*** SUPPLIED DATA ***

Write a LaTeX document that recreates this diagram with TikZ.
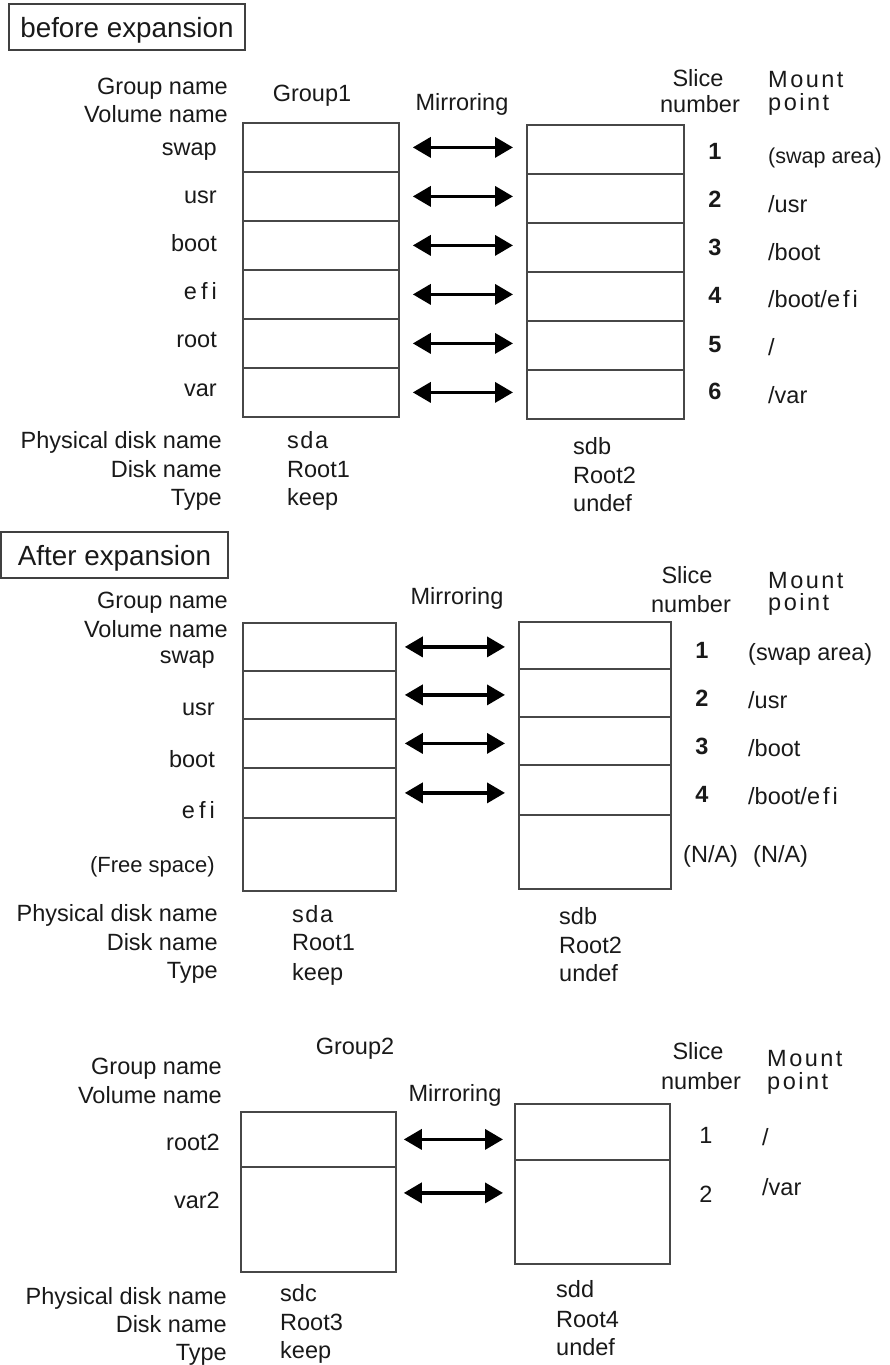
\documentclass[tikz,border=0pt]{standalone}
\usepackage{fontspec}
\setmainfont{Liberation Sans}
\usetikzlibrary{arrows.meta,calc}
\begin{document}
\begin{tikzpicture}[x=1pt,y=-1pt,
  txt/.style={inner sep=0pt, font=\fontsize{23.5}{28}\selectfont, text=black!90},
  lab/.style={txt, anchor=base east},
  lft/.style={txt, anchor=base west},
  ctr/.style={txt, anchor=base},
  num/.style={txt, anchor=base, font=\bfseries\fontsize{23.5}{28}\selectfont},
  headbox/.style={draw=black!75, line width=1.5pt, inner sep=0pt, text height=20pt, text depth=0pt, font=\fontsize{27.8}{32}\selectfont, text=black!90},
  cell/.style={draw=black!72, line width=1.8pt, anchor=north west, inner sep=0pt},
  mirror/.style={line width=3.6pt, {Triangle[length=18pt,width=20pt]}-{Triangle[length=18pt,width=20pt]}}
]
\useasboundingbox (0,0) rectangle (890,1365);

% ---------- headings
\node[headbox, minimum width=236pt, minimum height=46pt] (h1) at (127,27) {before expansion};
\node[headbox, minimum width=227pt, minimum height=46pt] (h2) at (114.5,555) {After expansion};

% ================= Section 1
\node[lab] (a-gn) at (228,94) {Group name};
\node[lab] (a-vn) at (228,122) {Volume name};
\node[ctr] (a-g) at (312,101.5) {Group1};
\node[ctr] (a-mir) at (462,110) {Mirroring};
\node[ctr] (a-sl) at (698,86) {Slice};
\node[ctr] (a-nu) at (700,112) {number};
\node[lft] (a-mo) at (768,87) {M\kern2.5pt o\kern2.5pt u\kern2.5pt n\kern2.5pt t};
\node[lft] (a-po) at (768,110) {p\kern2.5pt o\kern2.5pt i\kern2.5pt n\kern2.5pt t};

\node[lab] (a-v1) at (217,155) {swap};
\node[lab] (a-v2) at (217,203) {usr};
\node[lab] (a-v3) at (217,251) {boot};
\node[lab] (a-v4) at (217,299) {e\kern4pt f\kern4pt i};
\node[lab] (a-v5) at (217,347) {root};
\node[lab] (a-v6) at (217,396) {var};

\foreach \k in {1,...,6}{
  \node[cell, minimum width=156pt, minimum height=49pt] (aL\k) at (242,{122+49*(\k-1)}) {};
  \node[cell, minimum width=157pt, minimum height=49pt] (aR\k) at (526,{124+49*(\k-1)}) {};
  \draw[mirror, shorten <=13pt, shorten >=13pt] (aL\k.east) -- (aL\k.east -| aR\k.west);
}

\node[num] (a-n1) at (715,159) {1};
\node[num] (a-n2) at (715,207) {2};
\node[num] (a-n3) at (715,255) {3};
\node[num] (a-n4) at (715,303) {4};
\node[num] (a-n5) at (715,352) {5};
\node[num] (a-n6) at (715,399) {6};

\node[lft, font=\fontsize{21.5}{26}\selectfont] (a-m1) at (768,163) {(swap area)};
\node[lft] (a-m2) at (768,212) {/usr};
\node[lft] (a-m3) at (768,260) {/boot};
\node[lft] (a-m4) at (768,307) {/boot/e\kern3pt f\kern3pt i};
\node[lft] (a-m5) at (768,355) {/};
\node[lft] (a-m6) at (768,403) {/var};

\node[lab] (a-pd) at (222,448) {Physical disk name};
\node[lab] (a-dn) at (222,477) {Disk name};
\node[lab] (a-ty) at (222,505) {Type};
\node[lft] (a-l1) at (287,448) {s\kern1.5pt d\kern1.5pt a};
\node[lft] (a-l2) at (287,477) {Root1};
\node[lft] (a-l3) at (287,505) {keep};
\node[lft] (a-r1) at (573,454) {sdb};
\node[lft] (a-r2) at (573,483) {Root2};
\node[lft] (a-r3) at (573,511) {undef};

% ================= Section 2
\node[lab] (b-gn) at (228,608) {Group name};
\node[lab] (b-vn) at (228,637) {Volume name};
\node[ctr] (b-mir) at (457,604) {Mirroring};
\node[ctr] (b-sl) at (687,583) {Slice};
\node[ctr] (b-nu) at (691,612) {number};
\node[lft] (b-mo) at (768,588) {M\kern2.5pt o\kern2.5pt u\kern2.5pt n\kern2.5pt t};
\node[lft] (b-po) at (768,610) {p\kern2.5pt o\kern2.5pt i\kern2.5pt n\kern2.5pt t};

\node[lab] (b-v1) at (215,663) {swap};
\node[lab] (b-v2) at (215,715) {usr};
\node[lab] (b-v3) at (215,767) {boot};
\node[lab] (b-v4) at (215,818) {e\kern4pt f\kern4pt i};
\node[lab, font=\fontsize{22}{26}\selectfont] (b-v5) at (215,872) {(Free space)};

\node[cell, minimum width=153pt, minimum height=48pt] (bL1) at (242,622) {};
\node[cell, minimum width=153pt, minimum height=48pt] (bL2) at (242,670) {};
\node[cell, minimum width=153pt, minimum height=49pt] (bL3) at (242,718) {};
\node[cell, minimum width=153pt, minimum height=50pt] (bL4) at (242,767) {};
\node[cell, minimum width=153pt, minimum height=73pt] (bL5) at (242,817) {};
\node[cell, minimum width=152pt, minimum height=47pt] (bR1) at (518,621) {};
\node[cell, minimum width=152pt, minimum height=48pt] (bR2) at (518,668) {};
\node[cell, minimum width=152pt, minimum height=48pt] (bR3) at (518,716) {};
\node[cell, minimum width=152pt, minimum height=50pt] (bR4) at (518,764) {};
\node[cell, minimum width=152pt, minimum height=74pt] (bR5) at (518,814) {};
\foreach \k in {1,...,4}{
  \draw[mirror, shorten <=8pt, shorten >=13pt] (bL\k.east) -- (bL\k.east -| bR\k.west);
}

\node[num] (b-n1) at (702,658) {1};
\node[num] (b-n2) at (702,706) {2};
\node[num] (b-n3) at (702,754) {3};
\node[num] (b-n4) at (702,802) {4};
\node[lft] (b-m1) at (748,660) {(swap area)};
\node[lft] (b-m2) at (748,708) {/usr};
\node[lft] (b-m3) at (748,756) {/boot};
\node[lft] (b-m4) at (748,804) {/boot/e\kern3pt f\kern3pt i};
\node[lft] (b-na1) at (683,862) {(N/A)};
\node[lft] (b-na2) at (753,862) {(N/A)};

\node[lab] (b-pd) at (218,921.5) {Physical disk name};
\node[lab] (b-dn) at (218,950) {Disk name};
\node[lab] (b-ty) at (218,978) {Type};
\node[lft] (b-l1) at (292,922) {s\kern1.5pt d\kern1.5pt a};
\node[lft] (b-l2) at (292,950.5) {Root1};
\node[lft] (b-l3) at (292,980) {keep};
\node[lft] (b-r1) at (559,924) {sdb};
\node[lft] (b-r2) at (559,953) {Root2};
\node[lft] (b-r3) at (559,981) {undef};

% ================= Section 3
\node[ctr] (c-g) at (355,1054) {Group2};
\node[lab] (c-gn) at (222,1074) {Group name};
\node[lab] (c-vn) at (222,1103) {Volume name};
\node[ctr] (c-mir) at (455,1101) {Mirroring};
\node[ctr] (c-sl) at (698,1059) {Slice};
\node[ctr] (c-nu) at (701,1089) {number};
\node[lft] (c-mo) at (767,1066) {M\kern2.5pt o\kern2.5pt u\kern2.5pt n\kern2.5pt t};
\node[lft] (c-po) at (767,1089) {p\kern2.5pt o\kern2.5pt i\kern2.5pt n\kern2.5pt t};

\node[lab] (c-v1) at (220,1150) {root2};
\node[lab] (c-v2) at (220,1208) {var2};

\node[cell, minimum width=155pt, minimum height=55pt] (cL1) at (240,1111) {};
\node[cell, minimum width=155pt, minimum height=105pt] (cL2) at (240,1166) {};
\node[cell, minimum width=155pt, minimum height=56pt] (cR1) at (514,1103) {};
\node[cell, minimum width=155pt, minimum height=104pt] (cR2) at (514,1159) {};
\draw[mirror, shorten <=7pt, shorten >=11pt] (cL1.east) -- (cL1.east -| cR1.west);
\draw[mirror] ($(cL2.east)+(7,-26.5)$) -- ($(cL2.east -| cR2.west)+(-11,-26.5)$);

\node[ctr] (c-n1) at (706,1143) {1};
\node[ctr] (c-n2) at (706,1202) {2};
\node[lft] (c-m1) at (762,1145) {/};
\node[lft] (c-m2) at (762,1195) {/var};

\node[lab] (c-pd) at (227,1304) {Physical disk name};
\node[lab] (c-dn) at (227,1332) {Disk name};
\node[lab] (c-ty) at (227,1360) {Type};
\node[lft] (c-l1) at (280,1301.5) {sdc};
\node[lft] (c-l2) at (280,1330) {Root3};
\node[lft] (c-l3) at (280,1358) {keep};
\node[lft] (c-r1) at (556,1297) {sdd};
\node[lft] (c-r2) at (556,1327) {Root4};
\node[lft] (c-r3) at (556,1355) {undef};
\end{tikzpicture}
\end{document}
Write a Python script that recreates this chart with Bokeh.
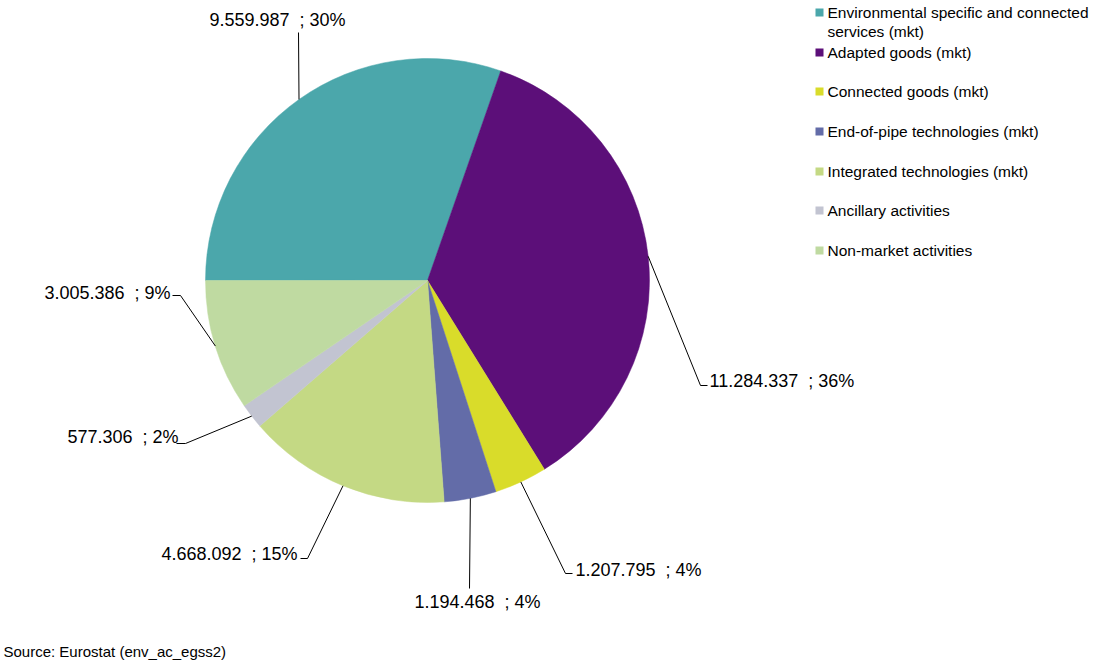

***

--- EXERCISE REQUIREMENTS ---
Quote the records above exactly, from the first line through the line containing "(0,0) rectangle (890,1365);", and leave out the pictures.

--- WORKED ANSWER ---
Write a LaTeX document that recreates this diagram with TikZ.
\documentclass[tikz,border=0pt]{standalone}
\usepackage{fontspec}
\setmainfont{Liberation Sans}
\usetikzlibrary{arrows.meta,calc}
\begin{document}
\begin{tikzpicture}[x=1pt,y=-1pt,
  txt/.style={inner sep=0pt, font=\fontsize{23.5}{28}\selectfont, text=black!90},
  lab/.style={txt, anchor=base east},
  lft/.style={txt, anchor=base west},
  ctr/.style={txt, anchor=base},
  num/.style={txt, anchor=base, font=\bfseries\fontsize{23.5}{28}\selectfont},
  headbox/.style={draw=black!75, line width=1.5pt, inner sep=0pt, text height=20pt, text depth=0pt, font=\fontsize{27.8}{32}\selectfont, text=black!90},
  cell/.style={draw=black!72, line width=1.8pt, anchor=north west, inner sep=0pt},
  mirror/.style={line width=3.6pt, {Triangle[length=18pt,width=20pt]}-{Triangle[length=18pt,width=20pt]}}
]
\useasboundingbox (0,0) rectangle (890,1365);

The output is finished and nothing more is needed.